Film Reviews

Tentatively exploring and gradually defining her sexual identity, Adèle flirts with, finds love, and then fixates on Emma, a confident young woman much more self-aware and secure in her values than Adèle. This succinctly summarizes director/co-writer Abdellatif Kechiche’s “Blue Is the Warmest Color” but barely hints at the emotional depths and psychological trauma the film probes.

Much too long at three hours, the leisurely paced film does give the audience plenty of time to invest, even feel ensnared, in Adèle and Emma’s relationship. Adèle moves from her days at school to work as an elementary schoolteacher as Sofian El Fani’s camera inspects her, most often in close-up, every step of the way. Representing a more sophisticated individual from an upper class family, Emma studies art and aspires to success as a painter. The class clash between Adèle and Emma adds another layer of ideological tension.

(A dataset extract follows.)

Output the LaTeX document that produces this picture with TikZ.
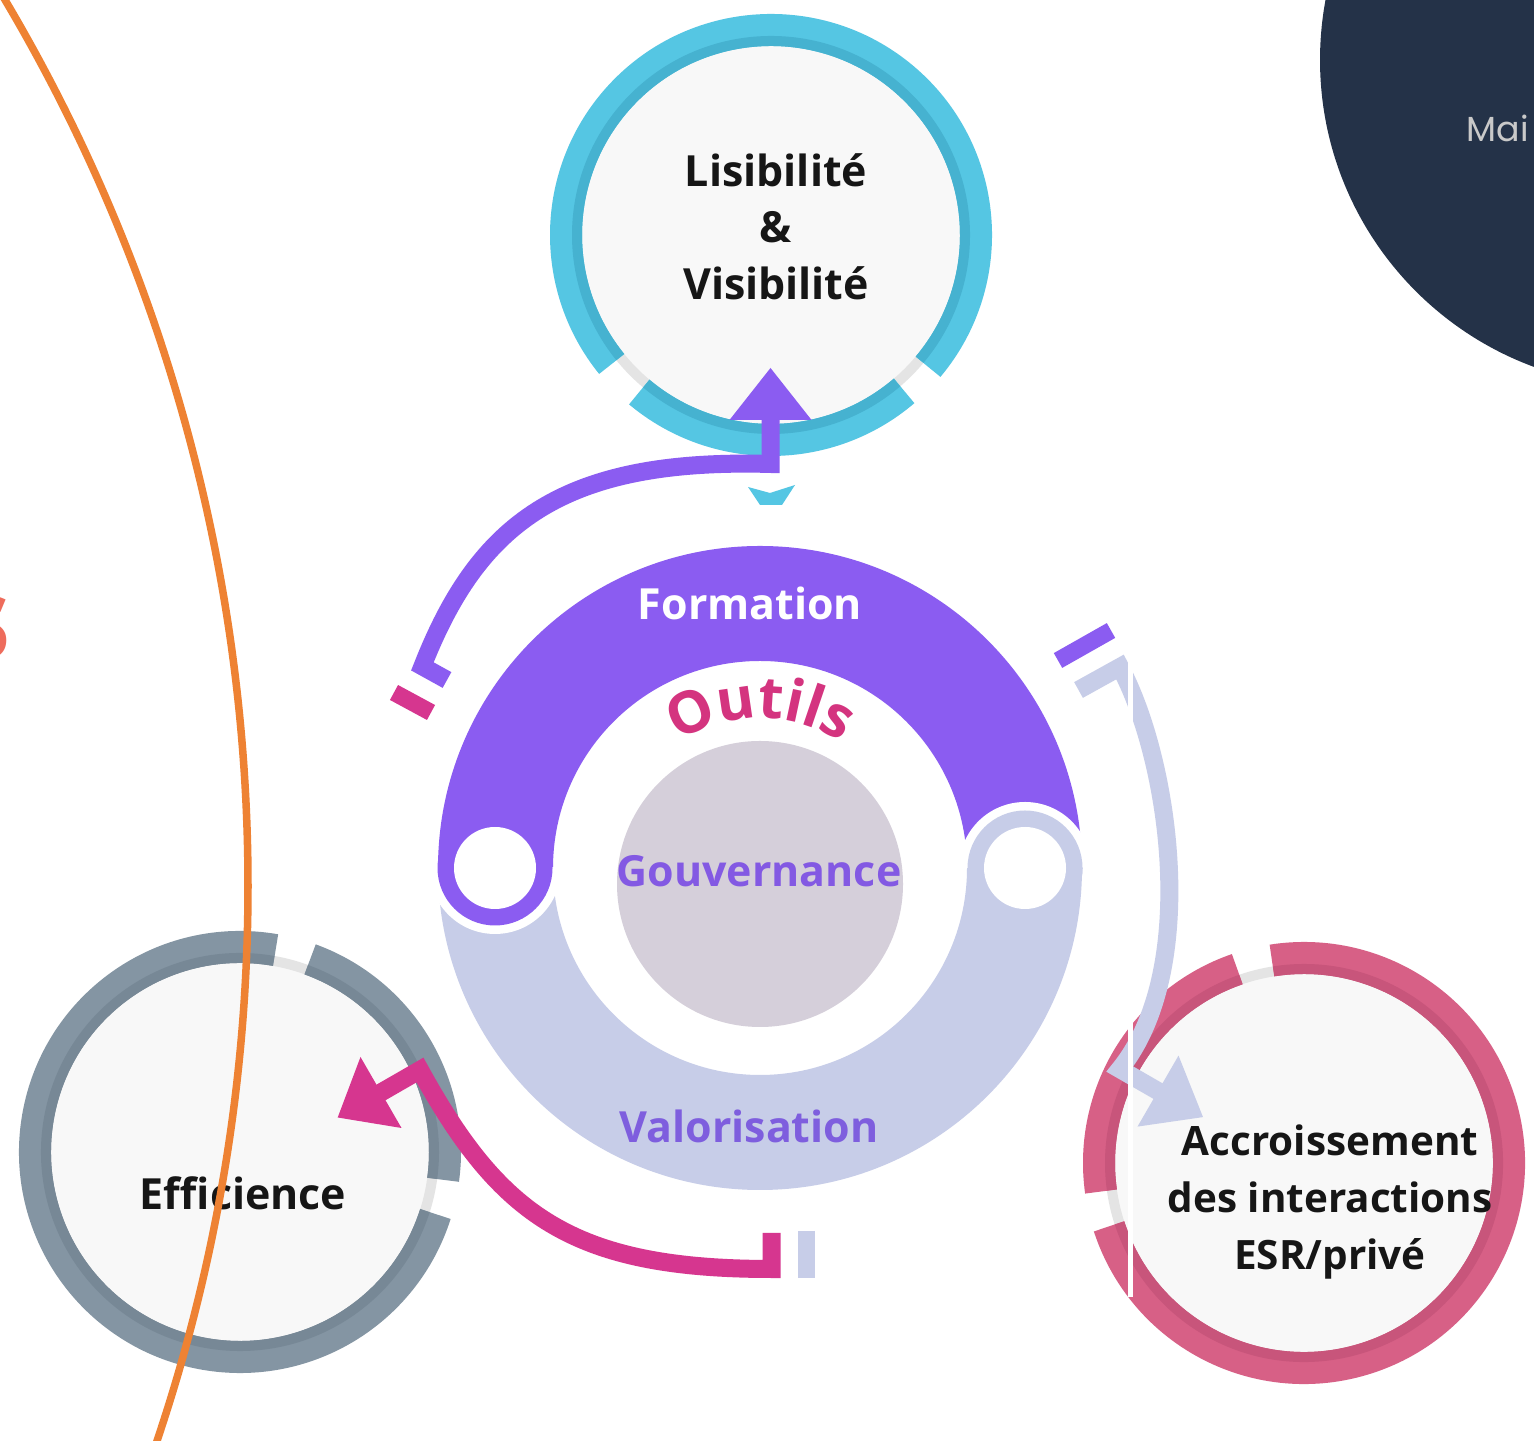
\documentclass[tikz,border=0pt]{standalone}
\usepackage{fontspec}
\setmainfont{Open Sans}
\newfontfamily\maifont{Poppins}
\usetikzlibrary{calc,decorations.text}
\definecolor{purA}{HTML}{8B5CF1}
\definecolor{lavA}{HTML}{C7CDE8}
\definecolor{pinkA}{HTML}{D6368F}
\definecolor{cyanR}{HTML}{55C6E3}
\definecolor{cyanD}{HTML}{46B2D0}
\definecolor{grayR}{HTML}{8495A3}
\definecolor{grayD}{HTML}{778896}
\definecolor{pinkR}{HTML}{D76086}
\definecolor{pinkD}{HTML}{C8557B}
\definecolor{gapC}{HTML}{E4E4E4}
\definecolor{bubbleC}{HTML}{F8F8F8}
\definecolor{coreC}{HTML}{D5CFDA}
\definecolor{gouvC}{HTML}{8359E3}
\definecolor{valoC}{HTML}{7E5EDE}
\definecolor{outilsC}{HTML}{D4347F}
\definecolor{navyC}{HTML}{243248}
\definecolor{maiC}{HTML}{C9C9C9}
\definecolor{orangeC}{HTML}{EE8233}
\definecolor{salmonC}{HTML}{EE6C5C}
\definecolor{textC}{HTML}{161616}
\newcommand\outilsfont{\bfseries\fontsize{16.5}{16.5}\selectfont}
\newcommand\ringpair[7]{%
  \fill[bubbleC] (#1) circle[radius=196];
  \draw[gapC, line width=0.1cm] (#1) circle[radius=194];
  \foreach \sa/\ea in {#4/#5,#6/#7}{
    \draw[#2, line width=0.32cm] ($(#1)+(\sa:205)$) arc[start angle=\sa, end angle=\ea, radius=205];
    \draw[#3, line width=0.1cm] ($(#1)+(\sa:194)$) arc[start angle=\sa, end angle=\ea, radius=194];
  }%
}
\begin{document}
\begin{tikzpicture}[x=0.01cm,y=0.01cm,
  lbl/.style={font=\bfseries\fontsize{12.2}{16.1}\selectfont, text=textC, align=center, inner sep=0pt},
  donutlbl/.style={font=\bfseries\fontsize{12.2}{16.1}\selectfont, inner sep=0pt, anchor=base},
  flow/.style={line width=0.18cm, line join=miter},
  tick/.style={line width=0.17cm}]
\useasboundingbox (0,0) rectangle (1534,1440);
\clip (0,0) rectangle (1534,1440);
\fill[white] (0,0) rectangle (1534,1440);

% dark corner disc
\fill[navyC] (1647,1380) circle[radius=327];
\node[font=\maifont\fontsize{9.9}{12}\selectfont, text=maiC, anchor=base west, inner sep=0pt] (mai) at (1466,1298) {Mai};

% outcome rings
\coordinate (lisC) at (771,1205);
\coordinate (effC) at (240,288);
\coordinate (accC) at (1304,277);
\ringpair{lisC}{cyanR}{cyanD}{320}{579}{230}{310.5}
\ringpair{effC}{grayR}{grayD}{80}{342.4}{-7.8}{70}
\ringpair{accC}{pinkR}{pinkD}{109}{188}{198}{459}
\fill[cyanR] (748,953) -- (770,947) -- (795,955) -- (782,935) -- (760,935) -- cycle;

% central donut
\coordinate (O) at (760,572);
\coordinate (CL) at (495,572);
\coordinate (CR) at (1025,572);
\fill[lavA] ($(O)+(0:322)$) arc[start angle=0, end angle=-180, radius=322]
   -- ($(O)+(180:207)$) arc[start angle=180, end angle=360, radius=207] -- cycle;
\fill[lavA] (CR) circle[radius=57.5];
\fill[purA] ($(O)+(0:322)$) arc[start angle=0, end angle=180, radius=322]
   -- ($(O)+(180:207)$) arc[start angle=180, end angle=0, radius=207] -- cycle;
\begin{scope}
  \clip (600,572) rectangle (1200,900);
  \fill[white] (CR) circle[radius=66];
\end{scope}
\fill[lavA] (CR) circle[radius=57.5];
\begin{scope}
  \clip (300,572) rectangle (900,300);
  \fill[white] (CL) circle[radius=66];
\end{scope}
\fill[purA] (CL) circle[radius=57.5];
\fill[white] (CL) circle[radius=41];
\fill[white] (CR) circle[radius=41];
\fill[coreC] (760,556) circle[radius=143];

% purple flow: donut -> Lisibilite
\draw[flow, purA] (447,760) -- (422.4,773.6) .. controls (478,915) and (560,982) .. (770.5,976) -- (770.5,1022);
\fill[purA] (729.5,1020) -- (811.5,1020) -- (770.5,1072) -- cycle;
\draw[tick, pinkA] (394,747.5) -- (431,727.5);

% lavender flow: donut -> Accroissement
\draw[flow, lavA] (1078.5,750) -- (1120,773) .. controls (1170,680) and (1200,470) .. (1119.8,370.9) -- (1159.7,347.9);
\fill[lavA] (1178.5,384.4) -- (1137.5,313.4) -- (1203,322.9) -- cycle;
\draw[tick, purA] (1058,779.5) -- (1111,809.5);

% pink flow: donut -> Efficience
\draw[flow, pinkA] (771.5,207) -- (771.5,171) .. controls (571.5,171) and (500,225) .. (420,370) -- (379,346.4);
\fill[pinkA] (360.5,383) -- (401.5,312) -- (337.7,322.5) -- cycle;
\draw[tick, lavA] (806,209) -- (806,162);

\fill[white] (1128,143) rectangle (1133,790);

% labels
\node[lbl] (lisT) at (776,1213.5) {Lisibilité\\\&\\Visibilité};
\node[lbl, anchor=base] (effT) at (243,230) {Efficience};
\node[lbl, font=\bfseries\fontsize{11.5}{16.1}\selectfont] (accT) at (1330,238) {Accroissement\\des interactions\\ESR/privé};
\node[donutlbl, text=white] (form) at (750,820) {Formation};
\node[donutlbl, text=gouvC] (gouv) at (759,553) {Gouvernance};
\node[donutlbl, text=valoC] (valo) at (749,297) {Valorisation};
\path[decorate, decoration={text along path, text align=center, text color=outilsC,
   text={|\outilsfont|Outils}}] ($(O)+(165:150)$) arc[start angle=165, end angle=15, radius=150];

% orange arc and cut title letter
\draw[orangeC, line width=0.075cm] ($(-1489,554)+(32:1737)$) arc[start angle=32, end angle=-20, radius=1737];
\node[font=\bfseries\fontsize{33}{33}\selectfont, text=salmonC, anchor=base east, inner sep=0pt] (titleS) at (12,780) {s};
\end{tikzpicture}
\end{document}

As Adèle, Adèle Exarchopoulos holds the screen with an extraordinary abandon. As Emma, Léa Seydoux matches her openness and vitality. Their performances convey a seldom seen vulnerability. Very graphic, some have accurately said pornographic, sex scenes between the two women have prompted controversy over the appropriateness or exploitation within the film. At a seminar at the Telluride Film Festival, the two actresses and the director addressed this. Adèle said that for her it was a question of trust and abandon to communicate the magnetism in a relationship of the flesh. Léa added that she had to give everything: her body and emotions.

Their selfless, all-in commitment defines and intensifies every exchange. And yet, given the director’s undeniable, indulgent voyeurism brought to the women’s sexual display, I fear, in fact know, that as with “Last Tango in Paris,” the real core of the story, one fragile individual’s nervous breakdown and devastating despair, will get lost in the explicit physical activity. That’s unfortunate since it is into the nature of our obsessions, our immaturity, and our myopia that we need to gain insight.

In French with English subtitles, “Blue Is the Warmest Color” screens at Webster University’s Winifred Moore auditorium one night only, Saturday, March 26, at 7:00 p.m. For more information, you may call 314-246-7525 or you may go to the Webster University film series website.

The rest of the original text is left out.